→ STORED RECORDS
## start
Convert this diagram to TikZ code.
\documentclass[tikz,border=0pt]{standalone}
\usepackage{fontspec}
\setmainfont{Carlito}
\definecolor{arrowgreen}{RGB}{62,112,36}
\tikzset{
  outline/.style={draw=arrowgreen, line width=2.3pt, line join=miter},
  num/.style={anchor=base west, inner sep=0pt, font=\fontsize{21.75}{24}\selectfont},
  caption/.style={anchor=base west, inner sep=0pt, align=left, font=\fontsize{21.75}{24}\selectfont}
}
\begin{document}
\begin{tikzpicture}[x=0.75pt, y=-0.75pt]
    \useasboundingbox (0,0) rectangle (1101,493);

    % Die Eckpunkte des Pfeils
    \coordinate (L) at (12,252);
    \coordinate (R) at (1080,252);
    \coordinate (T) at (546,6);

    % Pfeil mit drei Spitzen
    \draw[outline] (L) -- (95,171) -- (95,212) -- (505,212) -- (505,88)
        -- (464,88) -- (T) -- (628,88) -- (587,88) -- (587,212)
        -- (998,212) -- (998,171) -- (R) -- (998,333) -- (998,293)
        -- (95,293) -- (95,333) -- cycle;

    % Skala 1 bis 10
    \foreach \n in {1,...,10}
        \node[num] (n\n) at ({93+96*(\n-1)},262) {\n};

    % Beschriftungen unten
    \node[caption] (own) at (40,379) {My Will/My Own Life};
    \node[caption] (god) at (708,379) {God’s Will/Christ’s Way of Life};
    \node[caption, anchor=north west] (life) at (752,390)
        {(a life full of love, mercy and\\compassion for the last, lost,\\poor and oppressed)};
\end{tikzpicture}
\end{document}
## end
## start
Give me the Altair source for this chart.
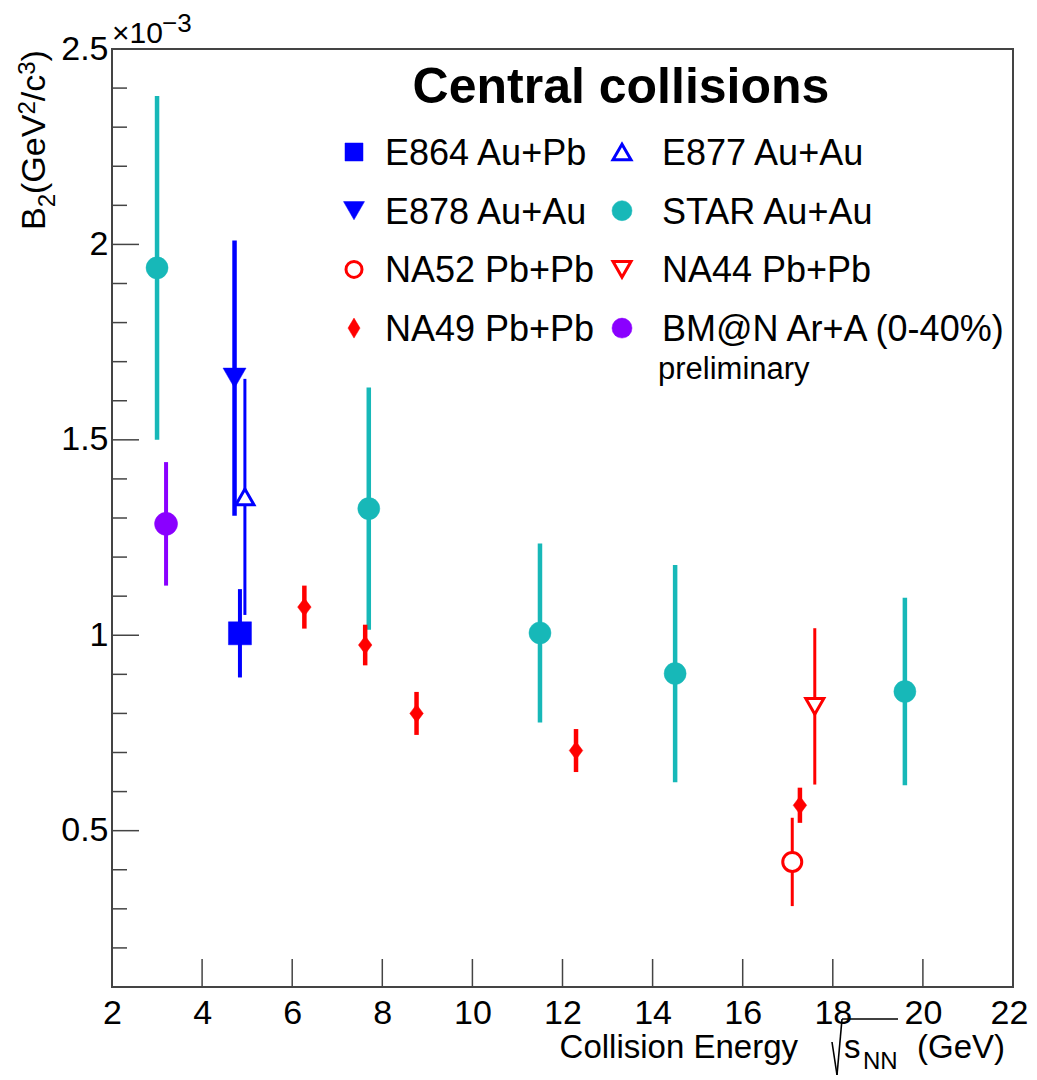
## end
→ EXERCISE
Copy out every line with the word "this".

→ THE COMPLETED TASK
Convert this diagram to TikZ code.
Give me the Altair source for this chart.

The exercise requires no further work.